━━ THE RECORDS ━━

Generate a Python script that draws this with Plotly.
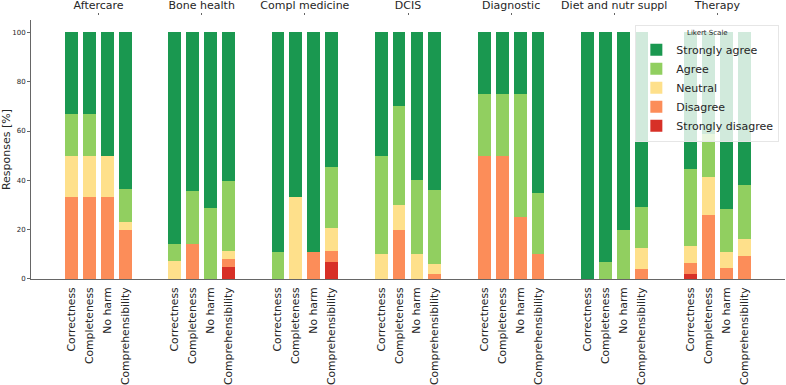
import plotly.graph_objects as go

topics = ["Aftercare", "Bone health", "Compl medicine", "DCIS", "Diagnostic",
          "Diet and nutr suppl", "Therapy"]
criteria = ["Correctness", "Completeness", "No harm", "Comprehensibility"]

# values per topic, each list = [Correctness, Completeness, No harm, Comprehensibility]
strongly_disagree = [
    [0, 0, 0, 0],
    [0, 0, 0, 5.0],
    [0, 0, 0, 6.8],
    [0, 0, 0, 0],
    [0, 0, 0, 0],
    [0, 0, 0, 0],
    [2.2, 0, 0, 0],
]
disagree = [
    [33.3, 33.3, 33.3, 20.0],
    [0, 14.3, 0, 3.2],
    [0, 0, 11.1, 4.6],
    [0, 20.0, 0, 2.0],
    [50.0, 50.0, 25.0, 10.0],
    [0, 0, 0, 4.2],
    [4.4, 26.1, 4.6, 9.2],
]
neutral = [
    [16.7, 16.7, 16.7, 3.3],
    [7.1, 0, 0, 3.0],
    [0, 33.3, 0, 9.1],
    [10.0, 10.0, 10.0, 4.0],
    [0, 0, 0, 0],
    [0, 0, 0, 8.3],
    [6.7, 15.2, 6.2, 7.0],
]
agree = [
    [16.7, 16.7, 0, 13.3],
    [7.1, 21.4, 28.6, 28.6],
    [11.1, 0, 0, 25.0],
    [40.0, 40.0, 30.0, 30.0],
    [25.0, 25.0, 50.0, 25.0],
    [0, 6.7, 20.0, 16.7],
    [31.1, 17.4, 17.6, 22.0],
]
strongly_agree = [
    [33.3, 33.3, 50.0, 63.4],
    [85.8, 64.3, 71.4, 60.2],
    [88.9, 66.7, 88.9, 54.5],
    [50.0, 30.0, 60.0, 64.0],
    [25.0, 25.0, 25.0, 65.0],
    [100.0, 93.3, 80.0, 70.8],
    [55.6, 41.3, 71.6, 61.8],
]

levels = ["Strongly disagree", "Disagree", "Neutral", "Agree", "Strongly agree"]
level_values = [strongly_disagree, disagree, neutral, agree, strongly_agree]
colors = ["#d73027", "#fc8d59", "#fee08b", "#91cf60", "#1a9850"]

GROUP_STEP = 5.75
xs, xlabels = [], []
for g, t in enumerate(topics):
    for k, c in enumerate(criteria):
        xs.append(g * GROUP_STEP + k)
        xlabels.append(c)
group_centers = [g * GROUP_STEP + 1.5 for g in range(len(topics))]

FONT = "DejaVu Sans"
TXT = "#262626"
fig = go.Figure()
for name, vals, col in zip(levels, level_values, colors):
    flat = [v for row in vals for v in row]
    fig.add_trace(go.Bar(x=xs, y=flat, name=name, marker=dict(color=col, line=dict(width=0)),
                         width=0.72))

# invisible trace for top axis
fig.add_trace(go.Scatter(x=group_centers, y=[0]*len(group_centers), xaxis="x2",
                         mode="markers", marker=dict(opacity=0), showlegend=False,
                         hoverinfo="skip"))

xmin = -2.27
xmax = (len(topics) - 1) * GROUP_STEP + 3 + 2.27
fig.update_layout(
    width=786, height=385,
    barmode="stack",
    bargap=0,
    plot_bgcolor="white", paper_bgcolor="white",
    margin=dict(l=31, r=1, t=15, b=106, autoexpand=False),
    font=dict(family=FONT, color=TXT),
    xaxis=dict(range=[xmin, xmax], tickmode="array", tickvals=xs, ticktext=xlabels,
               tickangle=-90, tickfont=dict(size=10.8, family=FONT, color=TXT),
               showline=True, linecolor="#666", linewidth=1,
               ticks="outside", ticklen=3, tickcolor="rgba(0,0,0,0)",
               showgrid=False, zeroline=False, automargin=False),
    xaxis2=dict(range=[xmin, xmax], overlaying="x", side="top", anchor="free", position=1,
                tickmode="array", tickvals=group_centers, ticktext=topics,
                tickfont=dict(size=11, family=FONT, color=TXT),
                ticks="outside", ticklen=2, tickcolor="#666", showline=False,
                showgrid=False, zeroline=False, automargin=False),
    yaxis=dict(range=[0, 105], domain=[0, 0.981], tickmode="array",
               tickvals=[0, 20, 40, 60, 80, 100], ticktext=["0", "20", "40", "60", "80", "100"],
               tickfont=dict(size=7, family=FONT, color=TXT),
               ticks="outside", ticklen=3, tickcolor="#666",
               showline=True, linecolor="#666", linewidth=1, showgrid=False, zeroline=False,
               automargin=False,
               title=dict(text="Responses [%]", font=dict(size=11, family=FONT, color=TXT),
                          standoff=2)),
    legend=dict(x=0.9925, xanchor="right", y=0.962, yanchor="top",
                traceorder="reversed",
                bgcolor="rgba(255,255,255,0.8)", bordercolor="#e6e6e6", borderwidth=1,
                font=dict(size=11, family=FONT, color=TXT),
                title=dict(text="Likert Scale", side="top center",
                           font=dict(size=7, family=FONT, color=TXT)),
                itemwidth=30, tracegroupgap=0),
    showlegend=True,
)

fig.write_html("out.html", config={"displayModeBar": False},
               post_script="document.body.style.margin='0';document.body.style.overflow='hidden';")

━━━
━━ THE RECORDS ━━

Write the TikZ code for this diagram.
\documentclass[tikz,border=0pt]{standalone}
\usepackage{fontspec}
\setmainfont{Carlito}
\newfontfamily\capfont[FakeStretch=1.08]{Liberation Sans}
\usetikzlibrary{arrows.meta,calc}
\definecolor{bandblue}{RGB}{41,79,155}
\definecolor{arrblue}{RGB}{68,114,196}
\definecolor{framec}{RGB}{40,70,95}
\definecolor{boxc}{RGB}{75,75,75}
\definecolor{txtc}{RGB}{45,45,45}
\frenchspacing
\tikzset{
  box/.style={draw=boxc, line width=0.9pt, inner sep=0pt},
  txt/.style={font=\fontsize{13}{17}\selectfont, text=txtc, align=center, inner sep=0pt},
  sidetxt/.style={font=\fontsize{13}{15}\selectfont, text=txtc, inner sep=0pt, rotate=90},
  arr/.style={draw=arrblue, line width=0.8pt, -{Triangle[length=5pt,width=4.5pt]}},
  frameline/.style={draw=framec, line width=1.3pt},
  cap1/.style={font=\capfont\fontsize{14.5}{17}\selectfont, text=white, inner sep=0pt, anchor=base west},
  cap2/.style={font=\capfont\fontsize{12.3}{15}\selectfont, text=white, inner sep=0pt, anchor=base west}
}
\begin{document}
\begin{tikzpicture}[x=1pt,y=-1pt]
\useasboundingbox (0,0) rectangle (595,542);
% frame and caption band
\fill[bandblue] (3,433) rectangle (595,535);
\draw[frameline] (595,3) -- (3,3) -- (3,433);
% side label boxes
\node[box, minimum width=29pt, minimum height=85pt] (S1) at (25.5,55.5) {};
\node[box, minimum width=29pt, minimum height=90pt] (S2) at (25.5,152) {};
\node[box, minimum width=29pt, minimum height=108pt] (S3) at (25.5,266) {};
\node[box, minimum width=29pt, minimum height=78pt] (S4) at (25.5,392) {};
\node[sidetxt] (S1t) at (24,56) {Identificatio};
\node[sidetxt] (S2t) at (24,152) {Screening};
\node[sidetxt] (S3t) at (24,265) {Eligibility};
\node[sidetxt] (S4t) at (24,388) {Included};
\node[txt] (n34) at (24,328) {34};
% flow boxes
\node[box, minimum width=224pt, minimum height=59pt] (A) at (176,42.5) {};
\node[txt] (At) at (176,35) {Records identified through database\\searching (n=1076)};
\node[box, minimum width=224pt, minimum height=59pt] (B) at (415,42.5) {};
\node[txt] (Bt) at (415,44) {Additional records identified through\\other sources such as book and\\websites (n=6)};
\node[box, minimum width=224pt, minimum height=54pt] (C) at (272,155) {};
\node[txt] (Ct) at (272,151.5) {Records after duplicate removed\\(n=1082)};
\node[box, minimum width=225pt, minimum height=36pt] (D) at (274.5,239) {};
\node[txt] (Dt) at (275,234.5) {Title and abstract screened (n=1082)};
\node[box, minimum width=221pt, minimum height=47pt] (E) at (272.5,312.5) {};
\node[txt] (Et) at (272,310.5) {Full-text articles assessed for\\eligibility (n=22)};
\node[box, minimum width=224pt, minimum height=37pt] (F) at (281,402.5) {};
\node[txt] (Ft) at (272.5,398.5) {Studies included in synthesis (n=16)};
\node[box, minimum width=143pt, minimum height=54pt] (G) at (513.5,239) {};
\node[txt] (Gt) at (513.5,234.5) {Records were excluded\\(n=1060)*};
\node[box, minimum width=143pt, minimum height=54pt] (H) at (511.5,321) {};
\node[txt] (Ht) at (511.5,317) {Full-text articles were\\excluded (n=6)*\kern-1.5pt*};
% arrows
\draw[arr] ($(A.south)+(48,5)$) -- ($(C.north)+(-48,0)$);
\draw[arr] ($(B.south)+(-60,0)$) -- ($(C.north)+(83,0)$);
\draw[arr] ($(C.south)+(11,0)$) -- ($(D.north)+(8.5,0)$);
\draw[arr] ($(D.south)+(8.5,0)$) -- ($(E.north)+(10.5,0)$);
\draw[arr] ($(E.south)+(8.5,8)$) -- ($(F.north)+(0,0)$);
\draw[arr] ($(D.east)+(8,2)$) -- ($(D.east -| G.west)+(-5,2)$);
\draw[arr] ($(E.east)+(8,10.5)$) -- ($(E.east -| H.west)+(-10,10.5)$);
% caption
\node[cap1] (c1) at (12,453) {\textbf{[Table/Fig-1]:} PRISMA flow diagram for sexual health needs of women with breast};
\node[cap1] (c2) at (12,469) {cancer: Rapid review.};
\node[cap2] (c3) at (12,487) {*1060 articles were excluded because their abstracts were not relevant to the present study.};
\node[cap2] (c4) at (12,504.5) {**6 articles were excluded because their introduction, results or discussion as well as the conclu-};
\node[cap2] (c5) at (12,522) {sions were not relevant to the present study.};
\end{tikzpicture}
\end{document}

━━━
━━ THE RECORDS ━━

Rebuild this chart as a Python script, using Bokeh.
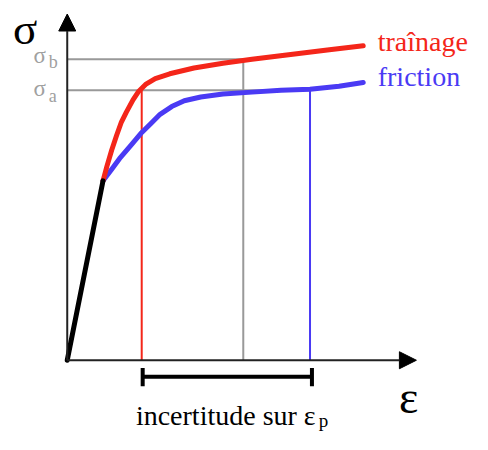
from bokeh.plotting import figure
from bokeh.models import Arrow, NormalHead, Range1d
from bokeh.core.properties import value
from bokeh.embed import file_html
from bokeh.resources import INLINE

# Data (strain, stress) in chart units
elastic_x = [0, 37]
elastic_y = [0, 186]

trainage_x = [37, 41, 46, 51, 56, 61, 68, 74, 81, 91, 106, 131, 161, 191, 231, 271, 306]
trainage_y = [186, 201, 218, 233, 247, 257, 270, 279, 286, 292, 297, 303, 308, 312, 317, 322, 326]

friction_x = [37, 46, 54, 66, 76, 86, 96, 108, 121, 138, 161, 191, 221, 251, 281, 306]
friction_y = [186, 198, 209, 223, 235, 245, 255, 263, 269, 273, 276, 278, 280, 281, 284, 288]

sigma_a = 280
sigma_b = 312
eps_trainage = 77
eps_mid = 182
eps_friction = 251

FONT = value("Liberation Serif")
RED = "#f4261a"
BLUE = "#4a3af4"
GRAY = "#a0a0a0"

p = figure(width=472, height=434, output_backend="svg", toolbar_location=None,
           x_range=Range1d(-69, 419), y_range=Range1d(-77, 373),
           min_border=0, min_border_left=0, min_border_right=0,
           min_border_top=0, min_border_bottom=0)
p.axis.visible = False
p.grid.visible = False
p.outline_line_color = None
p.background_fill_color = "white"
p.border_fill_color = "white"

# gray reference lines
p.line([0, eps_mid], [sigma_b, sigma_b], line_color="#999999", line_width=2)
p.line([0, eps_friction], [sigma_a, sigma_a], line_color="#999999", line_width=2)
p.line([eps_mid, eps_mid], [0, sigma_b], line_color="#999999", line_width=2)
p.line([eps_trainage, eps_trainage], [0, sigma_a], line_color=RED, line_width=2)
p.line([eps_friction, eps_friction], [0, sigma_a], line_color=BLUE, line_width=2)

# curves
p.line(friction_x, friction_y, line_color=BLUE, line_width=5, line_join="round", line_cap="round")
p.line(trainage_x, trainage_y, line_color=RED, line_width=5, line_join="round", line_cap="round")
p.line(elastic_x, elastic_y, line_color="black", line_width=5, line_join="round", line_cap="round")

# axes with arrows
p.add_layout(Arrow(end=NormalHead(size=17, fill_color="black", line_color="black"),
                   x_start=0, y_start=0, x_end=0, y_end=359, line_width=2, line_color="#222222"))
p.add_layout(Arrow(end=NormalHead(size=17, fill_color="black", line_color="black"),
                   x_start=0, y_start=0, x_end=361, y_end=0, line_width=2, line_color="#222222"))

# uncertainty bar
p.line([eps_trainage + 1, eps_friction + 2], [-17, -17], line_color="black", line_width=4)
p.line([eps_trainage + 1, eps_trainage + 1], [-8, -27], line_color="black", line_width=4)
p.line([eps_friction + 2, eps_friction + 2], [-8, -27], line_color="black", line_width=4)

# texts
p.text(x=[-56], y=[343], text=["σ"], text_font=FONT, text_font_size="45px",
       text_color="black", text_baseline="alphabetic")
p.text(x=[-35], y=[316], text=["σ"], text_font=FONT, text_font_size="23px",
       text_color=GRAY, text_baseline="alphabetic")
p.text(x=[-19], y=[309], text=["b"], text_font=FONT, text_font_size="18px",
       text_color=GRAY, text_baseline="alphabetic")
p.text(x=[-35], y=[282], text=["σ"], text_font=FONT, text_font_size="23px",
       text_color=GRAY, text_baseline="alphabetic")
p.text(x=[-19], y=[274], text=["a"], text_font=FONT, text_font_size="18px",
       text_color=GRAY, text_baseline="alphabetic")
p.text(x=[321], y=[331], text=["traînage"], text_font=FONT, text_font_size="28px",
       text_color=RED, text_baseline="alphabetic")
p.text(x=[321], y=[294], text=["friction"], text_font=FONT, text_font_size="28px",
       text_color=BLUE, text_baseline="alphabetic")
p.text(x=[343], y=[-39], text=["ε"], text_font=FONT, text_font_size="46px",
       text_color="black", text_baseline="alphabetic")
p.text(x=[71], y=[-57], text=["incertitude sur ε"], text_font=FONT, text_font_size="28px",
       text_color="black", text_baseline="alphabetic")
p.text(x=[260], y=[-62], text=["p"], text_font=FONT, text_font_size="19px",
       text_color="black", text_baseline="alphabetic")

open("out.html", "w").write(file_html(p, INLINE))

━━━

* **PROBLEM DETAILS**
Begin with the line where "Rebuild this chart" appears and end with the line where "elastic_y = [0, 186]" appears. Copy only that stretch, exactly, with no pictures.

* **REPLY TO THE EXERCISE**
Rebuild this chart as a Python script, using Bokeh.
from bokeh.plotting import figure
from bokeh.models import Arrow, NormalHead, Range1d
from bokeh.core.properties import value
from bokeh.embed import file_html
from bokeh.resources import INLINE

# Data (strain, stress) in chart units
elastic_x = [0, 37]
elastic_y = [0, 186]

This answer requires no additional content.